# [Aim of the task]
Repeat every line of the listing below exactly, minus the pictures.

::: Dataset section

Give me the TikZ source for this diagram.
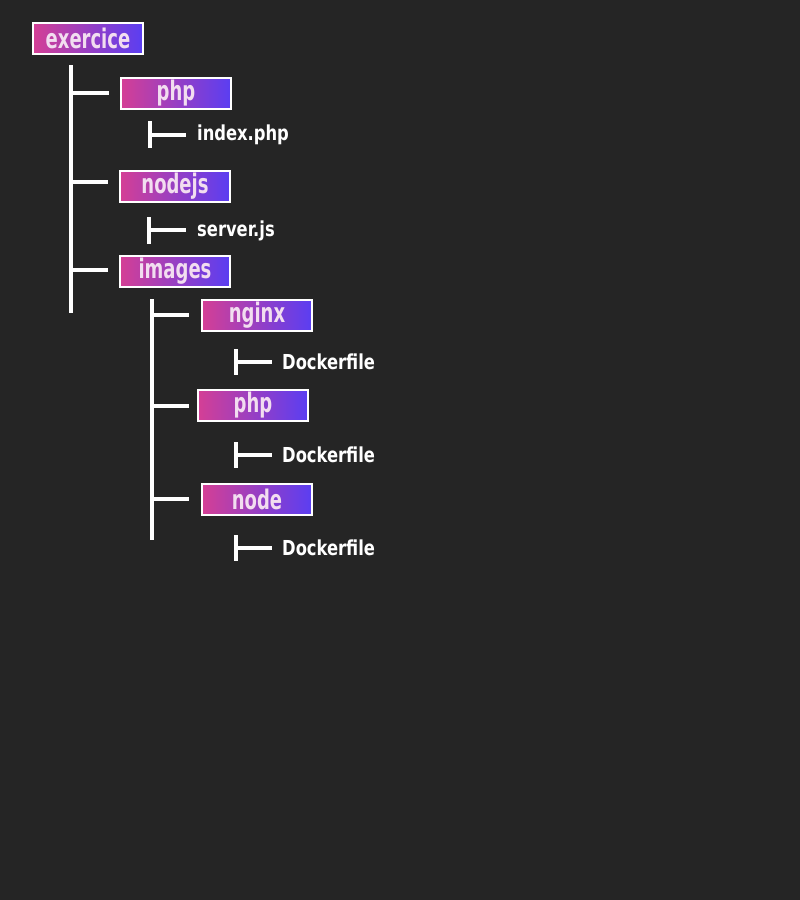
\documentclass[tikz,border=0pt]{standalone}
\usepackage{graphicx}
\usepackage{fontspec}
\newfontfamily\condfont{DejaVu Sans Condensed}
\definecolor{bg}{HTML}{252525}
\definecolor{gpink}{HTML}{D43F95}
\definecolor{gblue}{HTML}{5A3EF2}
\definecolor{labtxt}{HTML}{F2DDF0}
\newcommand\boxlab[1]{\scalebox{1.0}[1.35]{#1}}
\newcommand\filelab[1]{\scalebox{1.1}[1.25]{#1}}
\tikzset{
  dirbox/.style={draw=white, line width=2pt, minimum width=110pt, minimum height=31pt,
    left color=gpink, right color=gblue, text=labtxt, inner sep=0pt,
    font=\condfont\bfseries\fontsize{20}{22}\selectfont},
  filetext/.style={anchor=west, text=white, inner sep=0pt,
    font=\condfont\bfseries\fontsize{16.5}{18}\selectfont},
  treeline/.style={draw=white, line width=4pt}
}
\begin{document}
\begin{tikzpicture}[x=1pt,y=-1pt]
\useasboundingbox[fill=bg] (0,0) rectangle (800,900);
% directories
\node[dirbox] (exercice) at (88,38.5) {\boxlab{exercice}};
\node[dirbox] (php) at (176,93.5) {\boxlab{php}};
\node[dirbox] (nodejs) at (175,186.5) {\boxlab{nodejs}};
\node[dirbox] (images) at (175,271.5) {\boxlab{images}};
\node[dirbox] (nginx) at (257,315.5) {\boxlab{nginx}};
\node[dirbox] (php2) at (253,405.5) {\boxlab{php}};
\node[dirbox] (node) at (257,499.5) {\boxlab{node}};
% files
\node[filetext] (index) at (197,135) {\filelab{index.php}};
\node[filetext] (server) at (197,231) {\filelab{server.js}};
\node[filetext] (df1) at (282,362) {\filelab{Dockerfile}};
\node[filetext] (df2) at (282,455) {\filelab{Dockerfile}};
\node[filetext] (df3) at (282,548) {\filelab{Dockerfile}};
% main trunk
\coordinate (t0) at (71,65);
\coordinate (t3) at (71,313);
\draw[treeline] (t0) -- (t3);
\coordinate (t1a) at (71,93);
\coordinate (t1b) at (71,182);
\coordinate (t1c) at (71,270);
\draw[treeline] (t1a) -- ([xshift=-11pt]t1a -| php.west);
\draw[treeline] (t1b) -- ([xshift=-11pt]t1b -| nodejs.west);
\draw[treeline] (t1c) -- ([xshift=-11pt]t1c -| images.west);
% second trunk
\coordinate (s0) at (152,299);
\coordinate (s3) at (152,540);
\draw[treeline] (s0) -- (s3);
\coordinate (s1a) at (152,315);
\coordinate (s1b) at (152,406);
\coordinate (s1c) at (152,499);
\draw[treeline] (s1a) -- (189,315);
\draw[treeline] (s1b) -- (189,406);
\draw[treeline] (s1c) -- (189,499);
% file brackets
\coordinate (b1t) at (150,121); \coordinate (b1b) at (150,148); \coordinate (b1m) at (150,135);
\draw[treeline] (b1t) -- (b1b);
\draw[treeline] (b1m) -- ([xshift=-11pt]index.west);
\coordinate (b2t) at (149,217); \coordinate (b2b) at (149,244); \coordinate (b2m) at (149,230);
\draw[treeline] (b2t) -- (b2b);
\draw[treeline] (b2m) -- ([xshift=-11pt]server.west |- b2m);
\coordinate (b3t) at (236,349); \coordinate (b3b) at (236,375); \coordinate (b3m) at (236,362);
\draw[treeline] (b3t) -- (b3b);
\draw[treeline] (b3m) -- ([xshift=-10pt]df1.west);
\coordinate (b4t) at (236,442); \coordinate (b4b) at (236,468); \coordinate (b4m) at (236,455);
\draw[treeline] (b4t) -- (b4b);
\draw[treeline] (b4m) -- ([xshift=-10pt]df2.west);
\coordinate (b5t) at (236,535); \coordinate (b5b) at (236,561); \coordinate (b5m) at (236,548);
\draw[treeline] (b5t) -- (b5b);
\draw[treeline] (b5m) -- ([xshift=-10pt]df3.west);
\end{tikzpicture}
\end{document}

::::::

# [Solution for this task]
Give me the TikZ source for this diagram.
\documentclass[tikz,border=0pt]{standalone}
\usepackage{graphicx}
\usepackage{fontspec}
\newfontfamily\condfont{DejaVu Sans Condensed}
\definecolor{bg}{HTML}{252525}
\definecolor{gpink}{HTML}{D43F95}
\definecolor{gblue}{HTML}{5A3EF2}
\definecolor{labtxt}{HTML}{F2DDF0}
\newcommand\boxlab[1]{\scalebox{1.0}[1.35]{#1}}
\newcommand\filelab[1]{\scalebox{1.1}[1.25]{#1}}
\tikzset{
  dirbox/.style={draw=white, line width=2pt, minimum width=110pt, minimum height=31pt,
    left color=gpink, right color=gblue, text=labtxt, inner sep=0pt,
    font=\condfont\bfseries\fontsize{20}{22}\selectfont},
  filetext/.style={anchor=west, text=white, inner sep=0pt,
    font=\condfont\bfseries\fontsize{16.5}{18}\selectfont},
  treeline/.style={draw=white, line width=4pt}
}
\begin{document}
\begin{tikzpicture}[x=1pt,y=-1pt]
\useasboundingbox[fill=bg] (0,0) rectangle (800,900);
% directories
\node[dirbox] (exercice) at (88,38.5) {\boxlab{exercice}};
\node[dirbox] (php) at (176,93.5) {\boxlab{php}};
\node[dirbox] (nodejs) at (175,186.5) {\boxlab{nodejs}};
\node[dirbox] (images) at (175,271.5) {\boxlab{images}};
\node[dirbox] (nginx) at (257,315.5) {\boxlab{nginx}};
\node[dirbox] (php2) at (253,405.5) {\boxlab{php}};
\node[dirbox] (node) at (257,499.5) {\boxlab{node}};
% files
\node[filetext] (index) at (197,135) {\filelab{index.php}};
\node[filetext] (server) at (197,231) {\filelab{server.js}};
\node[filetext] (df1) at (282,362) {\filelab{Dockerfile}};
\node[filetext] (df2) at (282,455) {\filelab{Dockerfile}};
\node[filetext] (df3) at (282,548) {\filelab{Dockerfile}};
% main trunk
\coordinate (t0) at (71,65);
\coordinate (t3) at (71,313);
\draw[treeline] (t0) -- (t3);
\coordinate (t1a) at (71,93);
\coordinate (t1b) at (71,182);
\coordinate (t1c) at (71,270);
\draw[treeline] (t1a) -- ([xshift=-11pt]t1a -| php.west);
\draw[treeline] (t1b) -- ([xshift=-11pt]t1b -| nodejs.west);
\draw[treeline] (t1c) -- ([xshift=-11pt]t1c -| images.west);
% second trunk
\coordinate (s0) at (152,299);
\coordinate (s3) at (152,540);
\draw[treeline] (s0) -- (s3);
\coordinate (s1a) at (152,315);
\coordinate (s1b) at (152,406);
\coordinate (s1c) at (152,499);
\draw[treeline] (s1a) -- (189,315);
\draw[treeline] (s1b) -- (189,406);
\draw[treeline] (s1c) -- (189,499);
% file brackets
\coordinate (b1t) at (150,121); \coordinate (b1b) at (150,148); \coordinate (b1m) at (150,135);
\draw[treeline] (b1t) -- (b1b);
\draw[treeline] (b1m) -- ([xshift=-11pt]index.west);
\coordinate (b2t) at (149,217); \coordinate (b2b) at (149,244); \coordinate (b2m) at (149,230);
\draw[treeline] (b2t) -- (b2b);
\draw[treeline] (b2m) -- ([xshift=-11pt]server.west |- b2m);
\coordinate (b3t) at (236,349); \coordinate (b3b) at (236,375); \coordinate (b3m) at (236,362);
\draw[treeline] (b3t) -- (b3b);
\draw[treeline] (b3m) -- ([xshift=-10pt]df1.west);
\coordinate (b4t) at (236,442); \coordinate (b4b) at (236,468); \coordinate (b4m) at (236,455);
\draw[treeline] (b4t) -- (b4b);
\draw[treeline] (b4m) -- ([xshift=-10pt]df2.west);
\coordinate (b5t) at (236,535); \coordinate (b5b) at (236,561); \coordinate (b5m) at (236,548);
\draw[treeline] (b5t) -- (b5b);
\draw[treeline] (b5m) -- ([xshift=-10pt]df3.west);
\end{tikzpicture}
\end{document}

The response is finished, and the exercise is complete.